Go through the data below and copy it exactly, skipping every picture.

• DATA SEGMENT
__________________________________________________

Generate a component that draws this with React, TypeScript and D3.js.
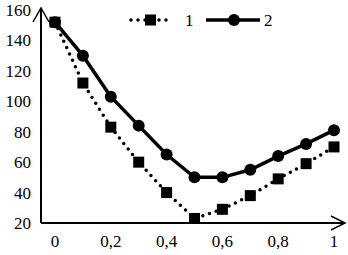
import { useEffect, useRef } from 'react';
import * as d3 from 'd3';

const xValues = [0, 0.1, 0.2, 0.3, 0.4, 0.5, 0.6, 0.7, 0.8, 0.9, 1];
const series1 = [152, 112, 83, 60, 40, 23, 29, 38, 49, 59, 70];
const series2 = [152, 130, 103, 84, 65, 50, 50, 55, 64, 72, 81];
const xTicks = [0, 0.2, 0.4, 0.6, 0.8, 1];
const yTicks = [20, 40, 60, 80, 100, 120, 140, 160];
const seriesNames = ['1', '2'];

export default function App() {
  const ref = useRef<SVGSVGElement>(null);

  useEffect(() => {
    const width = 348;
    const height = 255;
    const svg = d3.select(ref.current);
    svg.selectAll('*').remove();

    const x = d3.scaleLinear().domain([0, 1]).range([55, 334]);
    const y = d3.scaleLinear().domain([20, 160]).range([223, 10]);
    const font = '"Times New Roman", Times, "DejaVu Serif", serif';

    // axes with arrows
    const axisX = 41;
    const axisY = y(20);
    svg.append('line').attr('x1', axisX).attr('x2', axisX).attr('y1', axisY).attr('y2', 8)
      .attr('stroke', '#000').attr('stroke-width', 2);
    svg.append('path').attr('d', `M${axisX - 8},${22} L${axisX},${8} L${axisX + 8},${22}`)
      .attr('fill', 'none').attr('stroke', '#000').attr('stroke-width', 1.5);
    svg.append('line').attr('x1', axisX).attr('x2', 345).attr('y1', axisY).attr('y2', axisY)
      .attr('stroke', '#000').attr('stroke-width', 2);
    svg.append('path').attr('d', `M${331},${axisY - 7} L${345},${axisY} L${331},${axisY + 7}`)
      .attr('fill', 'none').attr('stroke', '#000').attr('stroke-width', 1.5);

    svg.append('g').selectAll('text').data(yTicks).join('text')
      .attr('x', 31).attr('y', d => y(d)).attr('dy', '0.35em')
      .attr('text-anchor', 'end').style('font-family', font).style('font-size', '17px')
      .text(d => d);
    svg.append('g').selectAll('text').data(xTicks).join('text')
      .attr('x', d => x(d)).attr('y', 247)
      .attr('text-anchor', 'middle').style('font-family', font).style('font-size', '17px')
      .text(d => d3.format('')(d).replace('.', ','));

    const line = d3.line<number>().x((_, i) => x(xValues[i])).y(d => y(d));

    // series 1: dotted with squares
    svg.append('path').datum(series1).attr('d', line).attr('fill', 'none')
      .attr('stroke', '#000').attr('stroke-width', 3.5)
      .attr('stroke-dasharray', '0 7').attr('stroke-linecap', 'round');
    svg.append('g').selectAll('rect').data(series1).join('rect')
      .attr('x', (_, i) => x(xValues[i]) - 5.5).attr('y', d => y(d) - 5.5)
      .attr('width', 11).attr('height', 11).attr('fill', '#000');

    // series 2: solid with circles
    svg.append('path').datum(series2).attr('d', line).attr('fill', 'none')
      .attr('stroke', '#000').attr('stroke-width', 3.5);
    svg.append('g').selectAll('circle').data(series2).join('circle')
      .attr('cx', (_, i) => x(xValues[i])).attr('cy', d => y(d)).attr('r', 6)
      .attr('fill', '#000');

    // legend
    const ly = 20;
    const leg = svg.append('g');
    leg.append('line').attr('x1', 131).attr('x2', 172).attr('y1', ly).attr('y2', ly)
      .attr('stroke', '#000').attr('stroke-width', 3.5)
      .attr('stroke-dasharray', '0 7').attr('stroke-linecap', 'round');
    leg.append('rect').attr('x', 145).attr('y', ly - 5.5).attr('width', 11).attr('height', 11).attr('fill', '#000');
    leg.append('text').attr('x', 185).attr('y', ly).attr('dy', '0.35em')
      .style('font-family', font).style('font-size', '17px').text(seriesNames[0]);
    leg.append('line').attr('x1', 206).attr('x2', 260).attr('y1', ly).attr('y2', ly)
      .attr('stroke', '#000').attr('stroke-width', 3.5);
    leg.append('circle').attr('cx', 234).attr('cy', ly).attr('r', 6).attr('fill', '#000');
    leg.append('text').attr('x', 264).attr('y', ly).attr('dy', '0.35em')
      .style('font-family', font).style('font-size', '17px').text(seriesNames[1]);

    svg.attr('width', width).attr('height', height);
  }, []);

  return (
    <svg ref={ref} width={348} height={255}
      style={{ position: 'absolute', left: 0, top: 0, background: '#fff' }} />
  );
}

__________________________________________________

• OUTPUT OF THE EXERCISE
Generate a component that draws this with React, TypeScript and D3.js.
import { useEffect, useRef } from 'react';
import * as d3 from 'd3';

const xValues = [0, 0.1, 0.2, 0.3, 0.4, 0.5, 0.6, 0.7, 0.8, 0.9, 1];
const series1 = [152, 112, 83, 60, 40, 23, 29, 38, 49, 59, 70];
const series2 = [152, 130, 103, 84, 65, 50, 50, 55, 64, 72, 81];
const xTicks = [0, 0.2, 0.4, 0.6, 0.8, 1];
const yTicks = [20, 40, 60, 80, 100, 120, 140, 160];
const seriesNames = ['1', '2'];

export default function App() {
  const ref = useRef<SVGSVGElement>(null);

  useEffect(() => {
    const width = 348;
    const height = 255;
    const svg = d3.select(ref.current);
    svg.selectAll('*').remove();

    const x = d3.scaleLinear().domain([0, 1]).range([55, 334]);
    const y = d3.scaleLinear().domain([20, 160]).range([223, 10]);
    const font = '"Times New Roman", Times, "DejaVu Serif", serif';

    // axes with arrows
    const axisX = 41;
    const axisY = y(20);
    svg.append('line').attr('x1', axisX).attr('x2', axisX).attr('y1', axisY).attr('y2', 8)
      .attr('stroke', '#000').attr('stroke-width', 2);
    svg.append('path').attr('d', `M${axisX - 8},${22} L${axisX},${8} L${axisX + 8},${22}`)
      .attr('fill', 'none').attr('stroke', '#000').attr('stroke-width', 1.5);
    svg.append('line').attr('x1', axisX).attr('x2', 345).attr('y1', axisY).attr('y2', axisY)
      .attr('stroke', '#000').attr('stroke-width', 2);
    svg.append('path').attr('d', `M${331},${axisY - 7} L${345},${axisY} L${331},${axisY + 7}`)
      .attr('fill', 'none').attr('stroke', '#000').attr('stroke-width', 1.5);

    svg.append('g').selectAll('text').data(yTicks).join('text')
      .attr('x', 31).attr('y', d => y(d)).attr('dy', '0.35em')
      .attr('text-anchor', 'end').style('font-family', font).style('font-size', '17px')
      .text(d => d);
    svg.append('g').selectAll('text').data(xTicks).join('text')
      .attr('x', d => x(d)).attr('y', 247)
      .attr('text-anchor', 'middle').style('font-family', font).style('font-size', '17px')
      .text(d => d3.format('')(d).replace('.', ','));

    const line = d3.line<number>().x((_, i) => x(xValues[i])).y(d => y(d));

    // series 1: dotted with squares
    svg.append('path').datum(series1).attr('d', line).attr('fill', 'none')
      .attr('stroke', '#000').attr('stroke-width', 3.5)
      .attr('stroke-dasharray', '0 7').attr('stroke-linecap', 'round');
    svg.append('g').selectAll('rect').data(series1).join('rect')
      .attr('x', (_, i) => x(xValues[i]) - 5.5).attr('y', d => y(d) - 5.5)
      .attr('width', 11).attr('height', 11).attr('fill', '#000');

    // series 2: solid with circles
    svg.append('path').datum(series2).attr('d', line).attr('fill', 'none')
      .attr('stroke', '#000').attr('stroke-width', 3.5);
    svg.append('g').selectAll('circle').data(series2).join('circle')
      .attr('cx', (_, i) => x(xValues[i])).attr('cy', d => y(d)).attr('r', 6)
      .attr('fill', '#000');

    // legend
    const ly = 20;
    const leg = svg.append('g');
    leg.append('line').attr('x1', 131).attr('x2', 172).attr('y1', ly).attr('y2', ly)
      .attr('stroke', '#000').attr('stroke-width', 3.5)
      .attr('stroke-dasharray', '0 7').attr('stroke-linecap', 'round');
    leg.append('rect').attr('x', 145).attr('y', ly - 5.5).attr('width', 11).attr('height', 11).attr('fill', '#000');
    leg.append('text').attr('x', 185).attr('y', ly).attr('dy', '0.35em')
      .style('font-family', font).style('font-size', '17px').text(seriesNames[0]);
    leg.append('line').attr('x1', 206).attr('x2', 260).attr('y1', ly).attr('y2', ly)
      .attr('stroke', '#000').attr('stroke-width', 3.5);
    leg.append('circle').attr('cx', 234).attr('cy', ly).attr('r', 6).attr('fill', '#000');
    leg.append('text').attr('x', 264).attr('y', ly).attr('dy', '0.35em')
      .style('font-family', font).style('font-size', '17px').text(seriesNames[1]);

    svg.attr('width', width).attr('height', height);
  }, []);

  return (
    <svg ref={ref} width={348} height={255}
      style={{ position: 'absolute', left: 0, top: 0, background: '#fff' }} />
  );
}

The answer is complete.